The Revolution gave Americans the opportunity to put all these neoclassical ideas about art into effect. It created a sudden effusion of artistic and iconographic works, the extent of which has never been fully appreciated. Neoclassical themes, especially embodied in the classical goddesses Liberty and Minerva, appeared everywhere—in paintings, newspapers, coins, seals, almanacs, flags, weathervanes, wallpaper, and furniture.

All these icons and images were designed to bear moral and political messages. The Revolutionaries continually interrupted their constitutionmaking and military campaigning to sit for long hours having their portraits painted or to design all sorts of emblems, Latin mottoes, and commemorative medals. One of the most famous icons they created was the Great Seal of the United States (seen most commonly on the one-dollar bill).

Franklin, Jefferson, and John Adams all took a stab at designing it—a measure of the importance they gave to the icons of the Revolution. Franklin proposed a biblical scene, that of Moses “lifting up his Wand, and dividing the Red Sea, and Pharaoh, in his Chariot overwhelmed with the Waters.” Jefferson suggested a similar biblical scene, “the Children of Israel in the Wilderness.” Adams proposed Hercules surveying the choice between Virtue and Sloth, the most popular of emblems in the eighteenth century. Since these designs proved “too complicated,” as Adams
admitted, Congress turned the job over to the secretary of the Continental Congress, Charles Thomson, who finally worked out the present seal. The emblazoned eagle on one side was a symbol of empire. The pyramid on the other side, perhaps drawn from Masonic symbolism, represented the strength of the new nation. The all-seeing eye on the reverse stood for providence. And the Latin mottoes,
Novus Ordo Seclorum
—” a new order of the ages”—and
Annuit Coeptis
—”He has looked after us”—were taken from Virgil.
27

A
LTHOUGH MANY
A
MERICAN LEADERS
sought to use art to further the Revolution, no one could match Charles Willson Peale in creating icons. He became a one-man dynamo on behalf of the patriot cause, completing sixty-five paintings in the year 1776 alone.
28
He was an extraordinary character—at one time or another artist, politician, scientist, tinker, and showman, yet remaining throughout his life, in his optimism and enthusiasm, as Benjamin Latrobe said, “a
boy
in many respects.”
29

Peale began life as an apprenticed saddle-maker, tried his hand as an upholsterer, silversmith, and clock and watch repairer, but eventually turned to painting portraits for money. Unlike Copley and Trumbull, Peale never lost the sense that his painting was a kind of craft or “business,” not all that different from what he called “his other Trades.”
30
Some gentry patrons, impressed with his artistic talent, sent him to London in 1767 to study with Benjamin West. When he returned to America in 1769, he threw himself into the Revolutionary movement. His radicalism cost him portrait commissions from wealthy Philadelphians, and at the end of the war he formally renounced politics and devoted all his energy to painting (sixty portraits of Washington alone), science, and raising his huge artistically inclined family, including such accomplished and prophetically named sons as Titian, Rembrandt, and Raphael. By the 1780s he was deeply involved in a variety of projects, ranging from an effigy of Benedict Arnold to a forty-foot-high Triumphal Arch spanning Market Street in Philadelphia and lit by a thousand lamps. Unfortunately,
the arch caught fire and was destroyed, and its creator was nearly killed. But such disasters did not dampen Peale’s enthusiasm. In one way or another he became involved in nearly all of Philadelphia’s civic ceremonies during the 1780s and 1790s.

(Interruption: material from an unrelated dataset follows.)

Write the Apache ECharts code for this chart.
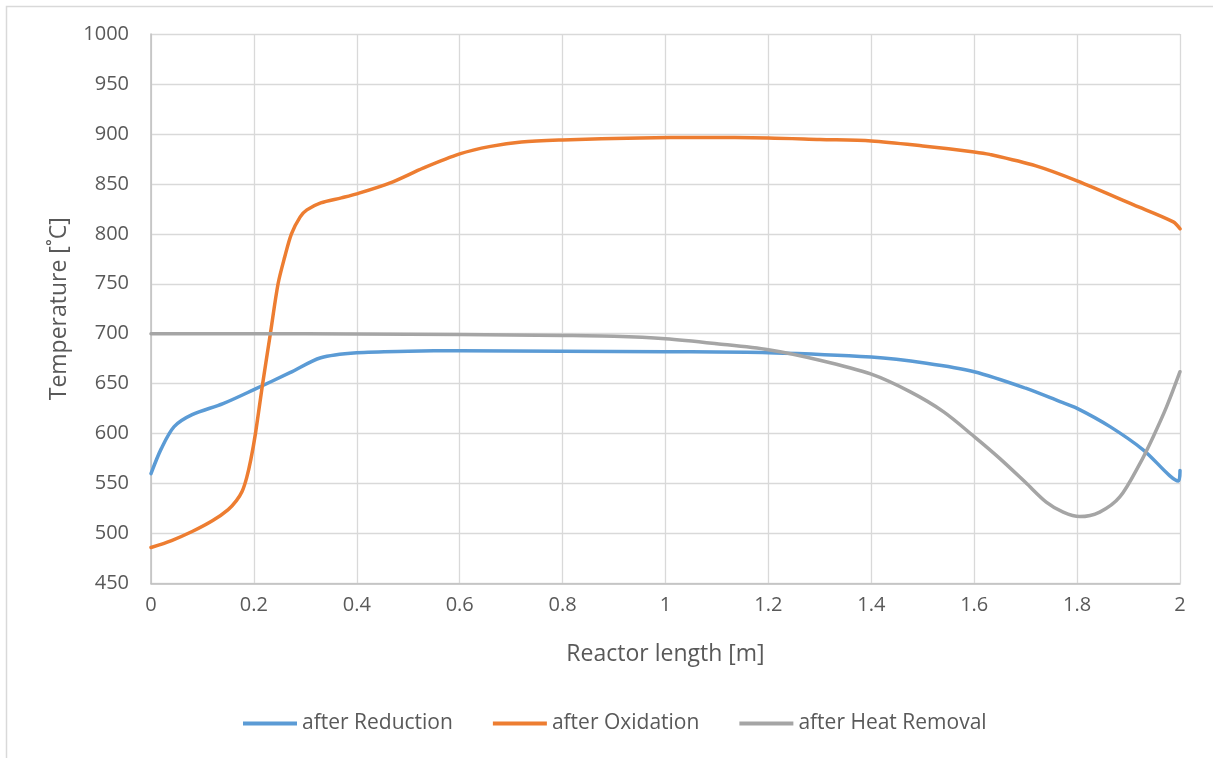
<!DOCTYPE html>
<html>
<head>
<meta charset="utf-8">
<script src="https://cdn.jsdelivr.net/npm/echarts@6/dist/echarts.min.js"></script>
<style>
  html, body { margin: 0; padding: 0; background: #ffffff; }
  #chart { width: 1213px; height: 758px; }
</style>
</head>
<body>
<div id="chart"></div>
<script>
// Axis ranges and tick steps
const xMin = 0, xMax = 2, xStep = 0.2;
const yMin = 450, yMax = 1000, yStep = 50;

// Temperature profile along the reactor after the reduction step
const xReduction = [0, 0.02, 0.045, 0.08, 0.14, 0.2, 0.27, 0.33, 0.4, 0.5, 0.6, 0.8, 1.0, 1.2, 1.4, 1.507, 1.6, 1.7, 1.767, 1.8, 1.864, 1.929, 1.997, 2.0];
const yReduction = [560, 585, 607, 619, 630, 644, 661, 676, 681, 682.5, 683, 682.5, 682, 681, 676.6, 670.5, 662, 645.5, 632, 625.3, 607, 583.6, 552.6, 563];

// Temperature profile after the oxidation step
const xOxidation = [0, 0.04, 0.08, 0.12, 0.15, 0.166, 0.177, 0.186, 0.194, 0.203, 0.217, 0.232, 0.247, 0.26, 0.273, 0.29, 0.303, 0.33, 0.37, 0.4, 0.465, 0.53, 0.6, 0.66, 0.72, 0.8, 0.95, 1.07, 1.2, 1.3, 1.4, 1.5, 1.6, 1.63, 1.72, 1.8, 1.91, 1.987, 2.0];
const yOxidation = [486, 493, 502, 513, 524, 533, 542, 556, 574, 600, 650, 700, 750, 777, 800, 817, 824, 831, 836, 840, 851, 866, 880, 887.5, 892, 894, 896, 896.5, 896, 894.5, 893, 888, 882, 879.5, 868, 853, 829, 812, 805];

// Temperature profile after heat removal
const xHeatRemoval = [0, 0.2, 0.4, 0.6, 0.8, 0.9, 1.0, 1.1, 1.2, 1.3, 1.4, 1.475, 1.54, 1.6, 1.65, 1.7, 1.74, 1.773, 1.805, 1.844, 1.883, 1.922, 1.948, 1.974, 2.0];
const yHeatRemoval = [700, 700, 699.8, 699.3, 698.3, 697.5, 695, 690, 684, 673.5, 659.5, 642, 622, 597, 575, 551, 531.5, 521.5, 517, 521.5, 536.6, 570, 597, 627, 662];

const seriesNames = ['after Reduction', 'after Oxidation', 'after Heat Removal'];
const seriesColors = ['#5b9bd5', '#ed7d31', '#a5a5a5'];

const pairs = (xs, ys) => xs.map((x, i) => [x, ys[i]]);
const seriesData = [
  pairs(xReduction, yReduction),
  pairs(xOxidation, yOxidation),
  pairs(xHeatRemoval, yHeatRemoval)
];

const FONT = '"Open Sans", "Noto Sans", sans-serif';
const TEXT = '#595959';

const chart = echarts.init(document.getElementById('chart'), null, { renderer: 'canvas' });

chart.setOption({
  animation: false,
  backgroundColor: '#ffffff',
  textStyle: { fontFamily: FONT },
  graphic: [{
    type: 'rect',
    silent: true,
    shape: { x: 6.5, y: 6.5, width: 1300, height: 800 },
    style: { fill: 'none', stroke: '#d9d9d9', lineWidth: 1.5 }
  }],
  grid: { left: 151, right: 33, top: 34, bottom: 174.5, containLabel: false },
  legend: {
    top: 708,
    left: 238,
    icon: 'rect',
    itemWidth: 54,
    itemHeight: 4,
    itemGap: 40,
    textStyle: { fontFamily: FONT, fontSize: 21, color: TEXT },
    data: seriesNames
  },
  xAxis: {
    type: 'value',
    min: xMin, max: xMax, interval: xStep,
    name: 'Reactor length [m]',
    nameLocation: 'middle',
    nameGap: 59,
    nameTextStyle: { fontFamily: FONT, fontSize: 23, color: TEXT },
    axisLine: { show: true, lineStyle: { color: '#bfbfbf', width: 1.5 } },
    axisTick: { show: false },
    axisLabel: {
      margin: 12,
      fontFamily: FONT, fontSize: 20, color: TEXT,
      formatter: v => String(parseFloat(v.toFixed(1)))
    },
    splitLine: { show: true, lineStyle: { color: '#d9d9d9', width: 1.3 } }
  },
  yAxis: {
    type: 'value',
    min: yMin, max: yMax, interval: yStep,
    name: 'Temperature [˚C]',
    nameLocation: 'middle',
    nameGap: 80,
    nameTextStyle: { fontFamily: FONT, fontSize: 23, color: TEXT },
    axisLine: { show: true, lineStyle: { color: '#bfbfbf', width: 1.5 } },
    axisTick: { show: false },
    axisLabel: {
      margin: 22, fontFamily: FONT, fontSize: 20, color: TEXT,
      formatter: v => String(v)
    },
    splitLine: { show: true, lineStyle: { color: '#d9d9d9', width: 1.3 } }
  },
  series: seriesNames.map((name, i) => ({
    name,
    type: 'line',
    data: seriesData[i],
    smooth: 0.3,
    showSymbol: false,
    symbol: 'none',
    color: seriesColors[i],
    lineStyle: { color: seriesColors[i], width: 3.5, cap: 'round', join: 'round' },
    z: 2 + i
  }))
});
</script>
</body>
</html>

Peale’s most famous creation was his museum, which was designed, he declared, to promote “the interests of religion and morality by the arrangement and display of the works of nature and art.”
31
When he opened it in 1786 in concert with his brother James, he knew that educating the public in enlightened republicanism had to be its main justification. Peale added to his Philadelphia gallery of paintings, especially of the Revolutionary leaders, some fossils and a collection of stuffed birds and wild animals. When interest in this menagerie picked up, Peale included a miniature theater with transparent moving pictures.

In 1802 the museum was moved to the Pennsylvania State House (now Independence Hall), where it became a profitable institution attended by thousands of visitors. Unlike the European museums, which tended to open their exhibitions only to select or privileged groups befitting Europe’s hierarchal societies, Peale’s museum was designed as a republican institution open to anyone who could pay the twenty-five-cent admission fee. Peale wanted an admission fee, but only a small one, “for if a Museum was free to all to view it without cost,” he said, “it would be over-run & abused—on the other hand, if too difficult of access, it would lose its utility; that of giving information generally.” By 1815 Peale’s museum was attracting nearly forty thousand visitors a year.
32

In addition to the mammoth that he exhumed in 1802, Peale kept adding more and more creatures and curiosities to his museum, which he wanted to call the “Temple of Wisdom,” but declined to do so for fear of offending religious sensibilities. His museum became the repository for specimens and artifacts collected by official explorations into the West, including the Lewis and Clark expedition. He hoped that his museum would “bring into one view a world in miniature” and teach visitors the overall design and rationality of the universe. Contemplating “the beautiful uniformity in an infinite variety of beings,” he said in a notable address of 1800, would “raise us above ourselves.” His view of the universe was thoroughly taxonomic. He even placed his portraits above the natural history cabinets in order to stress the natural order of a world dominated by man. He hoped that young children might learn from the harmony of nature to refrain from “cruelly, or wantonly tormenting” insects and other
natural creatures. Such knowledge, Peale said, would thus have the effect of “instilling and extending, as they advance in years, a sweet benevolence of temper toward their brethren.”